The report also used an invented term, “true tax rate,” to depict the percentage of a billionaire’s wealth they had paid in taxes during the four years ending in 2018. Warren Buffett’s “true” rate, for instance, stood at just 0.1 percent, while Musk’s stood at a comparatively high 3.27 percent.
Any person who holds appreciating assets—billionaire or not— would likely have a lower “true” tax rate than the percentage of income they pay in federal and state taxes. But the numbers were nonetheless striking.
In September, The White House added to the uproar with a report asserting that the wealthiest 400 billionaires in the U.S. paid an average of 8.2 percent of their income in federal taxes between 2010 and 2018, though it also lumped in assets that aren’t traditionally taxable.
“Biden is fanning the flames of resentment,” fumed Cooperman, who argued that the administration’s methodology was distortive.
He also assailed the viability of a “Billionaire Income Tax,” which could theoretically force wealthy stockholders to sell shares in order to meet tax obligations. “Is Bill Gates gonna have to sell his Microsoft Holdings, is Jeff Bezos gonna have to sell his Amazon holdings?” Cooperman said.
He also pointed out the challenge of taxing individuals on the value of a high-priced stock, since its value could later drop.
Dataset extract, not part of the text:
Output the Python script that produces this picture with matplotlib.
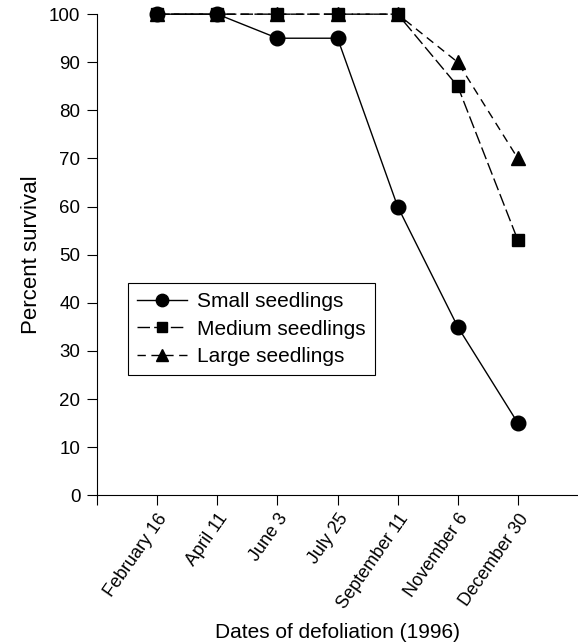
import matplotlib
matplotlib.use("Agg")
from matplotlib import pyplot as plt

plt.rcParams['font.family'] = ['Liberation Sans', 'DejaVu Sans']

# данные
dates = ["February 16", "April 11", "June 3", "July 25",
         "September 11", "November 6", "December 30"]
small = [100, 100, 95, 95, 60, 35, 15]
medium = [100, 100, 100, 100, 100, 85, 53]
large = [100, 100, 100, 100, 100, 90, 70]

x = list(range(1, len(dates) + 1))

fig = plt.figure(figsize=(5.78, 6.44), dpi=100)
ax = fig.add_axes([0.168, 0.231, 0.832, 0.747])

ax.plot(x, small, color="black", lw=1, marker="o", ms=10.5,
        label="Small seedlings", clip_on=False, zorder=3)
ax.plot(x, medium, color="black", lw=1, marker="s", ms=9,
        dashes=(9, 3), label="Medium seedlings", clip_on=False, zorder=3)
ax.plot(x, large, color="black", lw=1, marker="^", ms=10,
        dashes=(6, 4), label="Large seedlings", clip_on=False, zorder=3)

ax.set_xlim(0, 8)
ax.set_ylim(0, 100)
ax.set_yticks(range(0, 101, 10))
ax.set_xticks(x)
ax.set_xticks([0], minor=True)
ax.set_xticklabels(dates, rotation=55, ha="right", rotation_mode="anchor")
ax.tick_params(axis="both", which="both", direction="out", length=7,
               width=0.8)
ax.tick_params(axis="y", labelsize=13.5, pad=5)
ax.tick_params(axis="x", labelsize=13, pad=4)

for s in ("top", "right"):
    ax.spines[s].set_visible(False)
ax.spines["left"].set_linewidth(0.8)
ax.spines["bottom"].set_linewidth(0.8)

ax.set_ylabel("Percent survival", fontsize=16, labelpad=5)
ax.set_xlabel("Dates of defoliation (1996)", fontsize=15, labelpad=8)

leg = ax.legend(loc="upper left", bbox_to_anchor=(0.0645, 0.4407),
                borderaxespad=0, fontsize=15, fancybox=False,
                edgecolor="black", handlelength=2.4, handletextpad=0.5,
                borderpad=0.42, labelspacing=0.42, framealpha=1,
                markerscale=0.85)
leg.get_frame().set_linewidth(0.8)

fig.savefig("out.png", dpi=100)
The 78-year-old investor said he favors other revenue generating measures, like eliminating the “carried-interest” tax loophole for private equity tycoons, and regulating 1031 exchanges, which allow investors to roll over gains indefinitely.
Cooperman said that he pays an effective tax rate of roughly 34 percent and would support a minimum tax on the ultra-rich as high as 50 percent.
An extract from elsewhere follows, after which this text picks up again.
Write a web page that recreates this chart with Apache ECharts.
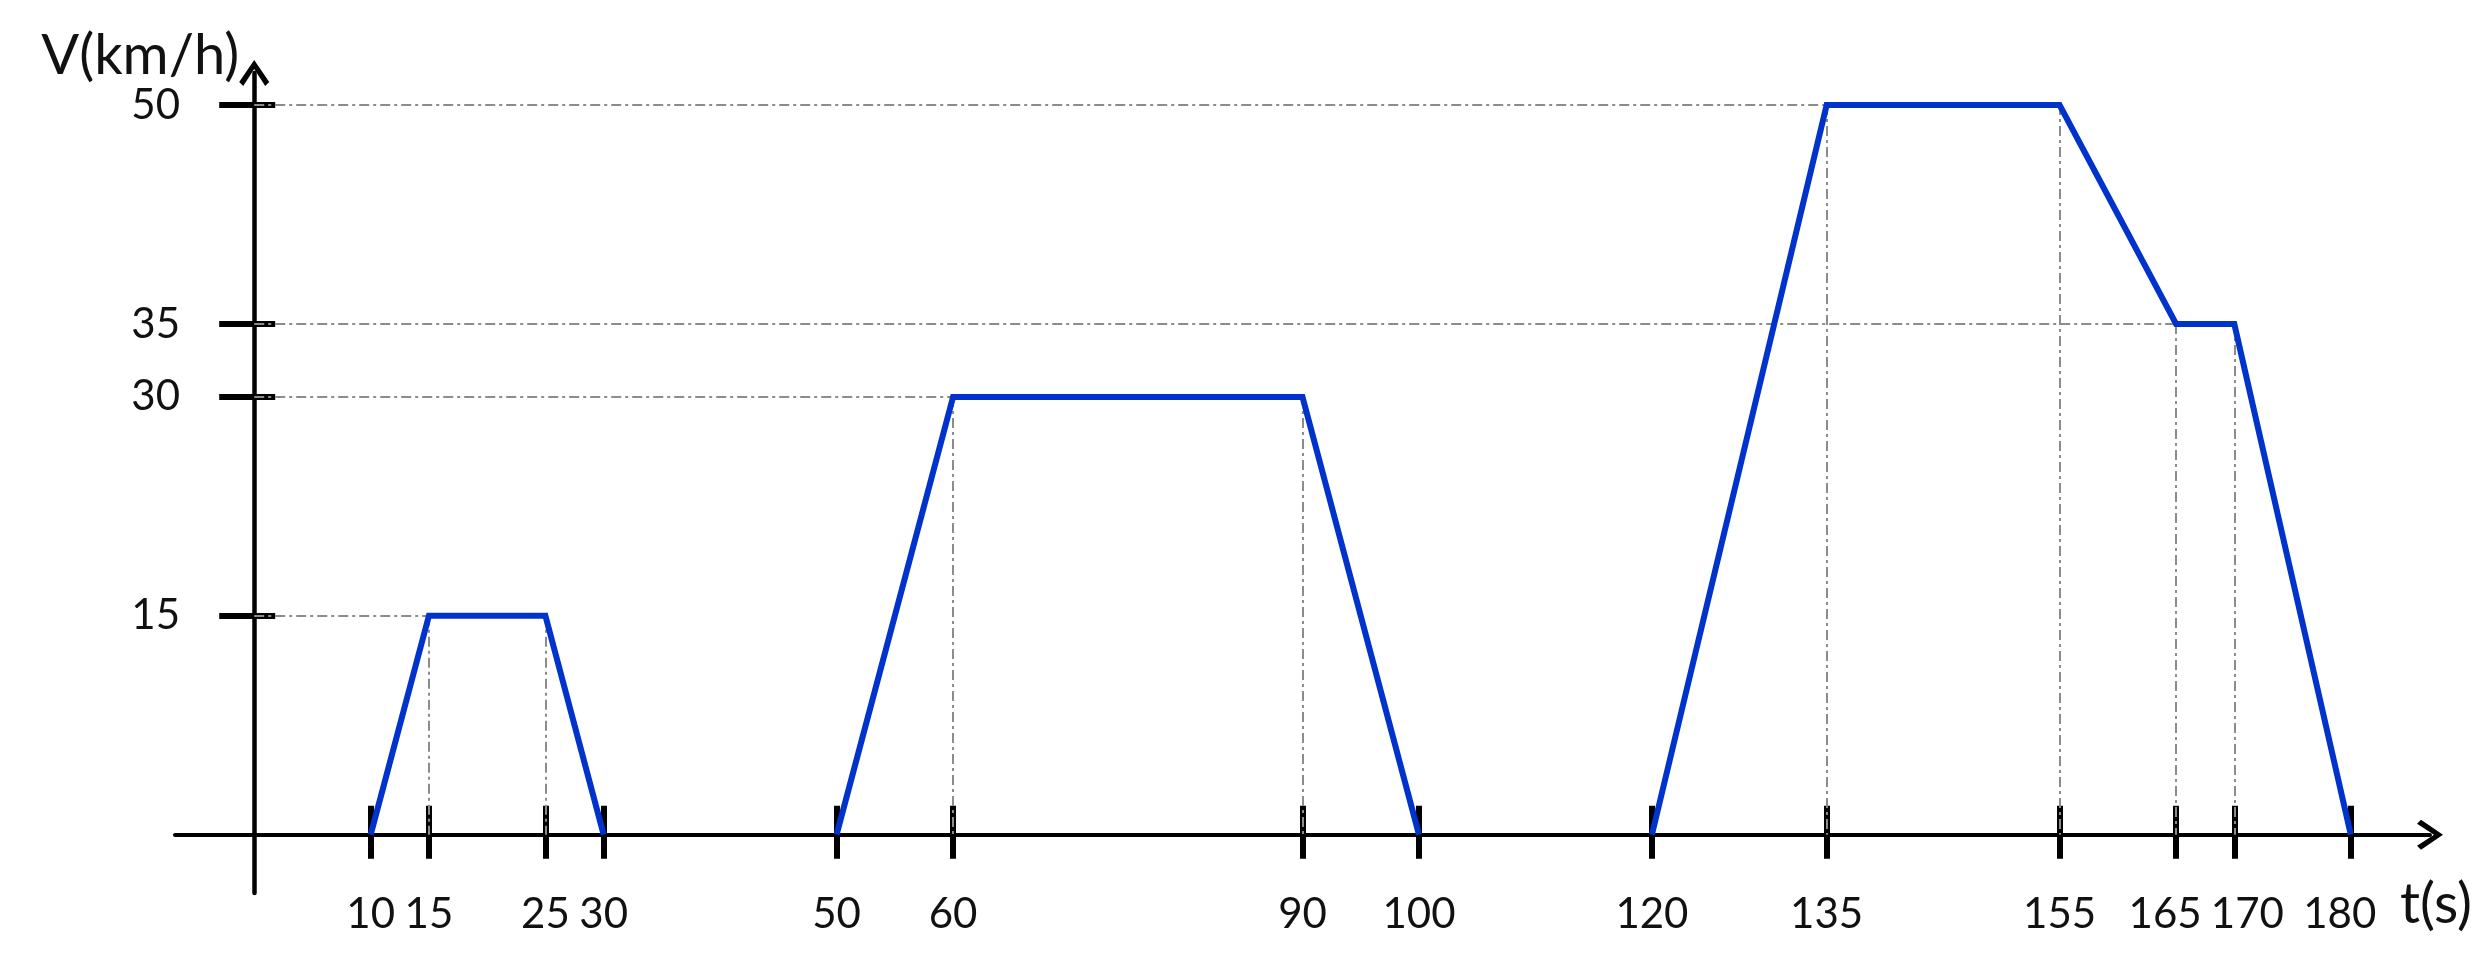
<!DOCTYPE html>
<html>
<head>
<meta charset="utf-8">
<script src="https://cdn.jsdelivr.net/npm/echarts@6/dist/echarts.min.js"></script>
<style>
html,body{margin:0;padding:0;background:#fff;}
#chart{width:2492px;height:971px;}
</style>
</head>
<body>
<div id="chart"></div>
<script>
// ---- data ----
const xTicks = [10, 15, 25, 30, 50, 60, 90, 100, 120, 135, 155, 165, 170, 180];
const yTicks = [15, 30, 35, 50];
const trip1Time  = [10, 15, 25, 30];
const trip1Speed = [0, 15, 15, 0];
const trip2Time  = [50, 60, 90, 100];
const trip2Speed = [0, 30, 30, 0];
const trip3Time  = [120, 135, 155, 165, 170, 180];
const trip3Speed = [0, 50, 50, 35, 35, 0];
const xName = 't(s)';
const yName = 'V(km/h)';

// ---- build options ----
const W = 2492, H = 971;
const FONT = 'Lato';
const BLUE = '#0033cc';
const chevron = 'path://M15,0 L30,22 L26,26 L15,9 L4,26 L0,22 Z';

const G = { left: 175, right: 62, top: 73, bottom: 78 };
const X_MIN = -6.8, X_MAX = 186.8, Y_MIN = -4, Y_MAX = 52.2;
// pixel offsets that put the companion axes (ticks on the other side) on the zero lines
const plotW = W - G.left - G.right, plotH = H - G.top - G.bottom;
const zeroYFromTop = plotH * Y_MAX / (Y_MAX - Y_MIN);
const zeroXFromRight = plotW * X_MAX / (X_MAX - X_MIN);

function pairs(ts, vs) { return ts.map((t, i) => [t, vs[i]]); }

function guides(ts, vs) {
  const out = [];
  ts.forEach((t, i) => {
    const v = vs[i];
    if (v > 0) {
      out.push([{ coord: [t, v] }, { coord: [t, 0] }]);
      if (i === 0 || vs[i - 1] !== v) {
        out.push([{ coord: [0, v] }, { coord: [t, v] }]);
      }
    }
  });
  return out;
}

const trips = [
  [trip1Time, trip1Speed],
  [trip2Time, trip2Speed],
  [trip3Time, trip3Speed]
];

const series = trips.map(([ts, vs], k) => ({
  type: 'line',
  name: 'trip' + (k + 1),
  data: pairs(ts, vs),
  symbol: 'none',
  z: 5,
  lineStyle: { color: BLUE, width: 6, join: 'miter' },
  silent: true,
  markLine: {
    silent: true,
    symbol: 'none',
    label: { show: false },
    z: 1,
    lineStyle: { color: '#8c8c8c', width: 2, type: [10, 4, 3, 4] },
    data: guides(ts, vs)
  }
}));

// closely spaced tick labels get nudged apart (as in the reference drawing)
function xLabel(v) {
  if (v === 165) return '{l|' + v + '}';
  if (v === 170) return '{r|' + v + '}';
  if (v === 180) return '{e|' + v + '}';
  return '{n|' + v + '}';
}
const labelText = { fontFamily: FONT, fontSize: 42, color: '#111' };
const tickStyle = { color: '#000', width: 6 };

const option = {
  backgroundColor: '#fff',
  animation: false,
  grid: { left: G.left, right: G.right, top: G.top, bottom: G.bottom,
          containLabel: false, outerBoundsMode: 'none' },
  xAxis: [
    {
      type: 'value', min: X_MIN, max: X_MAX, position: 'bottom',
      splitLine: { show: false },
      name: xName,
      nameLocation: 'end',
      nameGap: 0,
      nameTextStyle: {
        fontFamily: FONT, fontSize: 56, color: '#111',
        align: 'center', verticalAlign: 'top', padding: [42, 0, 0, 12]
      },
      axisLine: { onZero: true, symbol: ['none', chevron], symbolSize: [30, 26],
                  lineStyle: { color: '#000', width: 4 } },
      axisTick: { show: true, customValues: xTicks, length: 24, inside: false, lineStyle: tickStyle },
      axisLabel: {
        show: true, customValues: xTicks, margin: 0,
        formatter: xLabel,
        rich: {
          n: labelText,
          l: Object.assign({ padding: [0, 22, 0, 0] }, labelText),
          r: Object.assign({ padding: [0, 0, 0, 26] }, labelText),
          e: Object.assign({ padding: [0, 22, 0, 0] }, labelText)
        }
      }
    },
    {
      type: 'value', min: X_MIN, max: X_MAX, position: 'top',
      offset: -zeroYFromTop,
      splitLine: { show: false },
      axisLine: { show: false, onZero: false },
      axisTick: { show: true, customValues: xTicks, length: 29, inside: false, lineStyle: tickStyle },
      axisLabel: { show: false }
    }
  ],
  yAxis: [
    {
      type: 'value', min: Y_MIN, max: Y_MAX, position: 'left',
      splitLine: { show: false },
      name: yName,
      nameLocation: 'end',
      nameGap: 13,
      nameTextStyle: {
        fontFamily: FONT, fontSize: 56, color: '#111',
        align: 'right', verticalAlign: 'middle', padding: [0, 15, 0, 0]
      },
      axisLine: { onZero: true, symbol: ['none', chevron], symbolSize: [30, 26],
                  lineStyle: { color: '#000', width: 4.5 } },
      axisTick: { show: true, customValues: yTicks, length: 35, inside: false, lineStyle: tickStyle },
      axisLabel: { show: true, customValues: yTicks, margin: -5,
                   fontFamily: FONT, fontSize: 42, color: '#111' }
    },
    {
      type: 'value', min: Y_MIN, max: Y_MAX, position: 'right',
      offset: -zeroXFromRight,
      splitLine: { show: false },
      axisLine: { show: false, onZero: false },
      axisTick: { show: true, customValues: yTicks, length: 21, inside: false, lineStyle: tickStyle },
      axisLabel: { show: false }
    }
  ],
  series: series
};

const chart = echarts.init(document.getElementById('chart'), null, { renderer: 'canvas' });
chart.setOption(option);
</script>
</body>
</html>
It’s unclear if Democrats will be able to find the votes to move forward with a “Billionaire Income Tax.”.
Catsimatidis is skeptical. “Everybody knows it’s never going to happen. I think they’re just trying to make everybody feel like, ‘We're going to go after those people.’”
But it’s not just left-wing activists who are assailing the 0.1 percent. Liautaud took aim at billionaires with publicly traded companies, who are able to take out cheap loans backed by their stock, thereby preventing them from ever needing to sell a significant portion of their shares.
He offered the example of a hypothetical billionaire who wanted to buy a $1 billion yacht. One option would be to sell roughly $1.5 billion in shares, which would incur a massive tax obligation. The other option, Liautaud said, is “he takes a loan against [his shares], buys his yacht, pays no tax whatsoever, and spends one or 2 percent on interest... instead of paying a $400 or $500 million tax bill.”
Liautaud, who donated to Donald Trump’s reelection campaign, outlined what he described as a middle-of-the-road approach. “I don't want to disincentivize the guys that are creating this wealth for you and I,” he said. “But we shouldn't wait 70 years for Warren Buffett to pay.”